Pirelli currently makes three of its five dry compounds available to teams for each race weekend, and despite varying selections across the course of the season has struggled to offer much in terms of strategy options, with one-stop races being the norm.

The hope is that the addition of two new tire compounds and a re-alignment of their durability will offer teams more choices in races.

Pirelli confirmed plans to introduce a new softest tire below the current ultra-soft earlier this month, inviting fans to pick a name.

The pink-colored compound will be known as the ‘hyper-soft’ from next year, with the arrival of a new ‘super-hard’ (colored ‘ice blue’) also being confirmed at a launch event in Abu Dhabi on Thursday.

“Compared to this year, when the tires grew by 25% to fit a brand-new generation of cars, the changes for next year are less far-reaching,” Pirelli head of car racing Mario Isola said.

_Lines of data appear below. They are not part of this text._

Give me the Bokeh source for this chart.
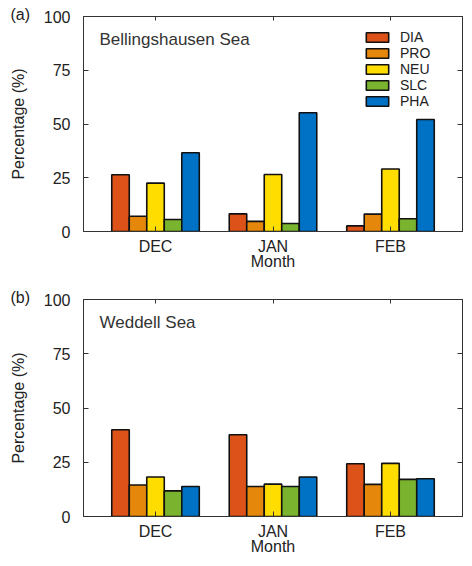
from bokeh.plotting import figure
from bokeh.models import (FactorRange, Range1d, FixedTicker, LinearAxis, CategoricalAxis,
                          Label, Legend, LegendItem, ColumnDataSource)
from bokeh.transform import dodge
from bokeh.layouts import column
from bokeh.embed import file_html
from bokeh.resources import INLINE

months = ["DEC", "JAN", "FEB"]
groups = ["DIA", "PRO", "NEU", "SLC", "PHA"]
colors = ["#DD5218", "#E5870A", "#FFDD00", "#7AB32E", "#0072C6"]
y_ticks = [0, 25, 50, 75, 100]

bell_DIA = [26.4, 8.2, 2.6]
bell_PRO = [7.1, 4.7, 8.1]
bell_NEU = [22.5, 26.5, 29.1]
bell_SLC = [5.6, 3.7, 5.9]
bell_PHA = [36.6, 55.2, 52.1]

wed_DIA = [40.0, 37.7, 24.3]
wed_PRO = [14.5, 13.8, 14.8]
wed_NEU = [18.2, 14.9, 24.5]
wed_SLC = [11.8, 13.8, 17.1]
wed_PHA = [13.8, 18.2, 17.4]

FONT = "Liberation Sans"
FS = "16px"
BAR_W = 0.149
FRAME = "#333333"


def make_panel(tag, region, series, height, top, bottom, legend):
    data = dict(month=months)
    for g, vals in zip(groups, series):
        data[g] = vals
    src = ColumnDataSource(data)
    xr = FactorRange(factors=months, range_padding=0.113, range_padding_units="absolute")
    p = figure(x_range=xr, y_range=Range1d(0, 100), width=464, height=height,
               output_backend="svg", toolbar_location=None,
               min_border_left=83, min_border_right=2,
               min_border_top=top, min_border_bottom=bottom)
    p.outline_line_color = FRAME
    p.outline_line_width = 1
    p.grid.visible = False
    p.background_fill_color = "white"
    p.border_fill_color = "white"

    # panel tag "(a)" / "(b)" as a left-aligned title shifted over the axis area
    p.title.text = tag
    p.title.align = "left"
    p.title.offset = -73
    p.title.standoff = -12
    p.title.text_font = FONT
    p.title.text_font_size = FS
    p.title.text_font_style = "normal"
    p.title.text_color = "#222222"

    items = []
    for i, (g, c) in enumerate(zip(groups, colors)):
        r = p.vbar(x=dodge("month", (i - 2) * BAR_W, range=xr), top=g, width=BAR_W,
                   source=src, fill_color=c, line_color="#111111", line_width=1.6)
        items.append(LegendItem(label=g, renderers=[r]))

    p.xaxis.axis_label = "Month"
    p.yaxis.axis_label = "Percentage (%)"
    for ax in [p.xaxis[0], p.yaxis[0]]:
        ax.axis_line_color = FRAME
        ax.major_tick_in = 5
        ax.major_tick_out = 0
        ax.minor_tick_line_color = None
        ax.major_tick_line_color = FRAME
        ax.major_label_text_font = FONT
        ax.major_label_text_font_size = FS
        ax.major_label_text_color = "#222222"
        ax.axis_label_text_font = FONT
        ax.axis_label_text_font_size = FS
        ax.axis_label_text_font_style = "normal"
        ax.axis_label_text_color = "#222222"
    p.yaxis.ticker = FixedTicker(ticks=y_ticks)
    p.yaxis.major_label_standoff = 13
    p.yaxis.axis_label_standoff = 14
    p.xaxis.major_label_standoff = 6
    p.xaxis.axis_label_standoff = -5

    top_ax = CategoricalAxis(major_label_text_color=None, major_label_text_font_size="1px",
                             axis_line_color=FRAME, major_tick_in=4, major_tick_out=0,
                             major_tick_line_color=FRAME, major_label_standoff=0)
    p.add_layout(top_ax, "above")
    right_ax = LinearAxis(ticker=FixedTicker(ticks=y_ticks), major_label_text_color=None,
                          axis_line_color=FRAME, major_tick_in=5, major_tick_out=0,
                          minor_tick_line_color=None, major_tick_line_color=FRAME,
                          major_label_standoff=0)
    p.add_layout(right_ax, "right")

    p.add_layout(Label(x=0.023, y=89.5, text=region, text_font=FONT, text_font_size="17px",
                       text_baseline="middle", text_color="#333333"))

    if legend:
        lg = Legend(items=items, location=(280, 122), orientation="vertical",
                    glyph_width=28, glyph_height=12, label_height=12, spacing=0,
                    padding=0, margin=0, label_standoff=9,
                    label_text_font=FONT, label_text_font_size="14px",
                    label_text_color="#222222", border_line_color=None,
                    background_fill_alpha=0)
        p.add_layout(lg)
    return p


p1 = make_panel("(a)", "Bellingshausen Sea",
                [bell_DIA, bell_PRO, bell_NEU, bell_SLC, bell_PHA], 283, 16, 52, True)
p2 = make_panel("(b)", "Weddell Sea",
                [wed_DIA, wed_PRO, wed_NEU, wed_SLC, wed_PHA], 283, 16, 50, False)

layout = column(p1, p2, spacing=0)
open("out.html", "w").write(file_html(layout, INLINE))
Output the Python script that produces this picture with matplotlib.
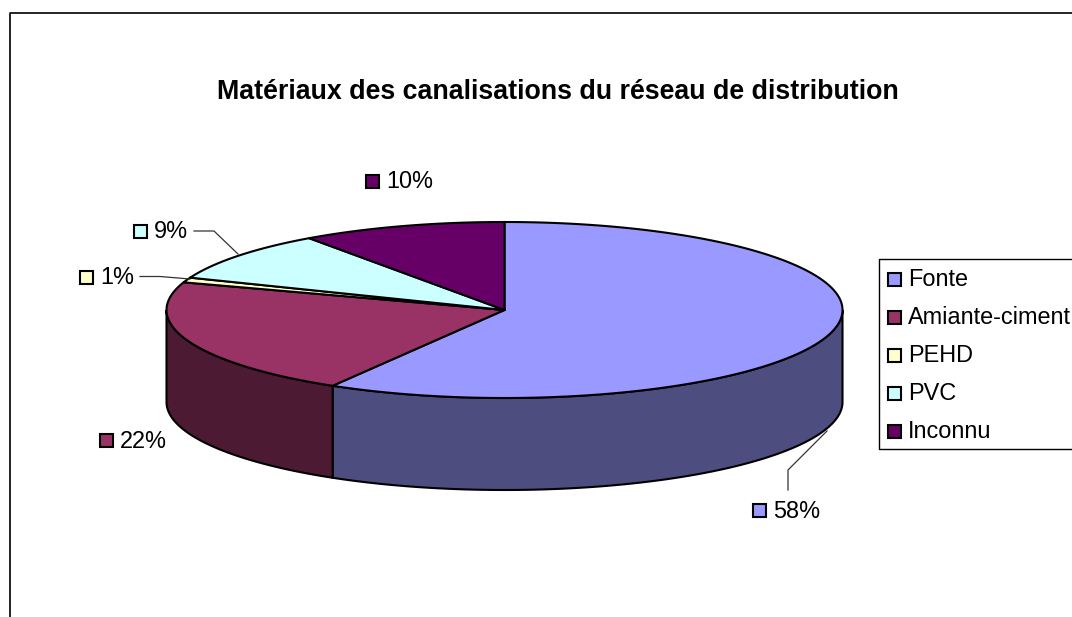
import numpy as np
import matplotlib
matplotlib.use("Agg")
import matplotlib.pyplot as plt
from matplotlib.patches import Polygon, Rectangle

plt.rcParams['font.family'] = ['Liberation Sans', 'DejaVu Sans']

title = "Matériaux des canalisations du réseau de distribution"
categories = ["Fonte", "Amiante-ciment", "PEHD", "PVC", "Inconnu"]
values = [58.49, 21.6, 0.9, 9.2, 9.81]
top_colors = ["#9999FF", "#993366", "#FFFFCC", "#CCFFFF", "#660066"]
side_colors = ["#4D4D80", "#4D1A33", "#808066", "#668080", "#330033"]

fig = plt.figure(figsize=(10.72, 6.17), dpi=100)
ax = fig.add_axes([0, 0, 1, 1])
ax.set_xlim(0, 1072)
ax.set_ylim(617, 0)
ax.axis('off')

EDGE = "#000000"
cx, cy, rx, ry, depth = 504.5, 310, 338, 88, 92


def rim(a0, a1, dy=0):
    t = np.radians(np.linspace(a0, a1, max(int(abs(a1 - a0) * 2), 2)))
    return np.column_stack([cx + rx * np.sin(t), cy - ry * np.cos(t) + dy])


# frame (runs off the right and bottom of the picture)
ax.plot([10, 10, 1072], [617, 12.5, 12.5], color="black", lw=1.2, zorder=1)

edges = np.concatenate([[0], np.cumsum(values)]) / sum(values) * 360

# side walls: only the front half (90..270 degrees) is visible
for i, c in enumerate(side_colors):
    a0, a1 = max(edges[i], 90), min(edges[i + 1], 270)
    if a1 > a0:
        up = rim(a0, a1)
        low = rim(a0, a1, depth)[::-1]
        ax.add_patch(Polygon(np.vstack([up, low]), closed=True, fc=c, ec=EDGE, lw=1.5, zorder=2))

# top faces
for i, c in enumerate(top_colors):
    pts = np.vstack([[cx, cy], rim(edges[i], edges[i + 1])])
    ax.add_patch(Polygon(pts, closed=True, fc=c, ec=EDGE, lw=1.5, zorder=3, joinstyle='round'))

# data labels
labels = [f"{round(v)}%" for v in values]
label_swatch = [(753, 504), (100, 434), (80, 271), (134, 225), (366, 175)]
for lab, (sx, sy), c in zip(labels, label_swatch, top_colors):
    ax.add_patch(Rectangle((sx, sy), 13, 13, fc=c, ec="black", lw=1.5, zorder=5))
    ax.text(sx + 20, sy + 7, lab, fontsize=16.9, va='center', ha='left', color="black", zorder=5)

# leader lines
leader_color = "#333333"
ax.plot([788, 788, 827], [490, 470, 431], color=leader_color, lw=0.9, zorder=4)
ax.plot([140, 160, 190], [276.5, 276.5, 279], color=leader_color, lw=0.9, zorder=4)
ax.plot([194, 214, 238], [231, 231, 254], color=leader_color, lw=0.9, zorder=4)

# title
ax.text(558, 92, title, fontsize=19.3, fontweight='bold', ha='center', va='center', color="black")

# legend
ax.plot([1072, 878.5, 878.5, 1072], [258.5, 258.5, 448.5, 448.5], color="black", lw=1.0, zorder=4)
legend_y = [278, 316, 354, 392, 430]
for name, y, c in zip(categories, legend_y, top_colors):
    ax.add_patch(Rectangle((888, y - 5), 13, 13, fc=c, ec="black", lw=1.5, zorder=5))
    ax.text(908, y + 1, name, fontsize=16.9, va='center', ha='left', color="black", zorder=5)

fig.savefig("out.png", dpi=100)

“However, we’re pleased to present some important innovations with softer and faster compounds across the range: including the new hypersoft.

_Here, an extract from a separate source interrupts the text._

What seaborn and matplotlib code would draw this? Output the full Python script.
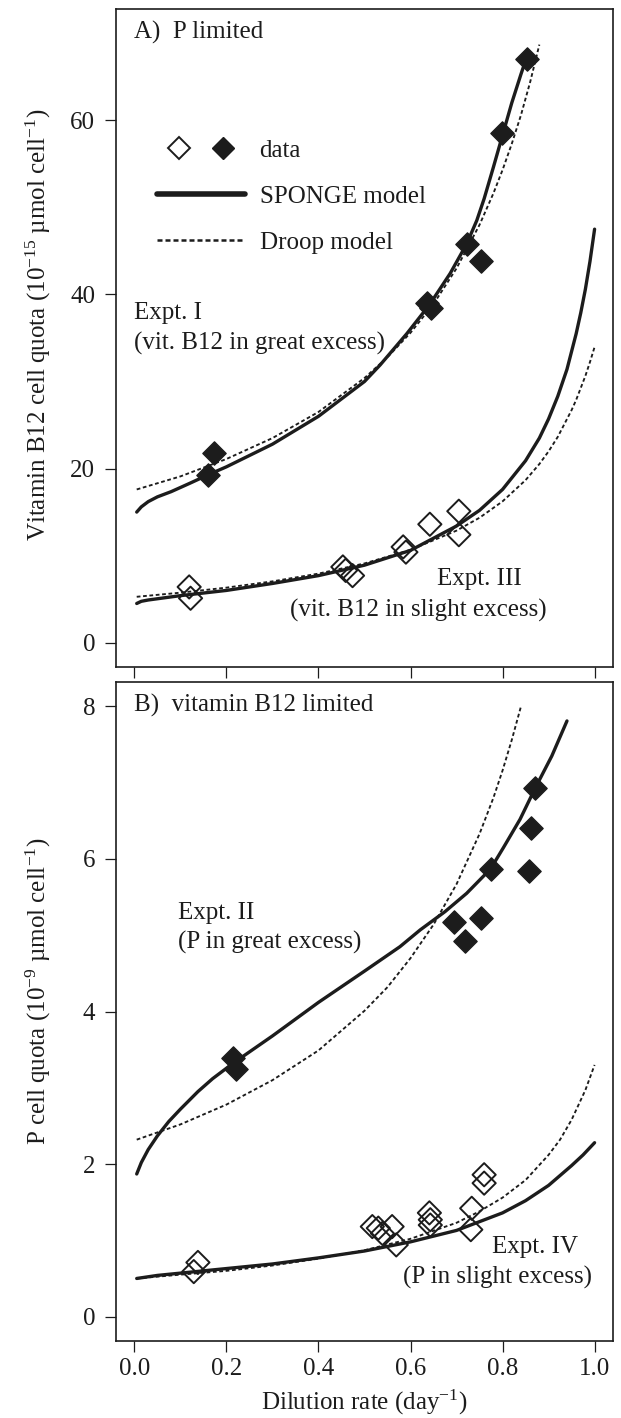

“We realized that, under the unique circumstances of this year, some of our 2017 compounds were perhaps conservative: the tires we have created for 2018 addresses this, in line with the objective of having around two pit stops at most races.

“However, the fundamental design concept of the tires hasn’t changed next year, preserving the attributes that all drivers have appreciated this year and allowing them to push hard from the start to the finish of each stint.

“The new range consists of faster tires that should lead to even harder and more spectacular racing in 2018.”

Besides the seven dry compounds made available, there will be the two rain tires – wet and intermediate – taking it to a total of nine for the 2018 season.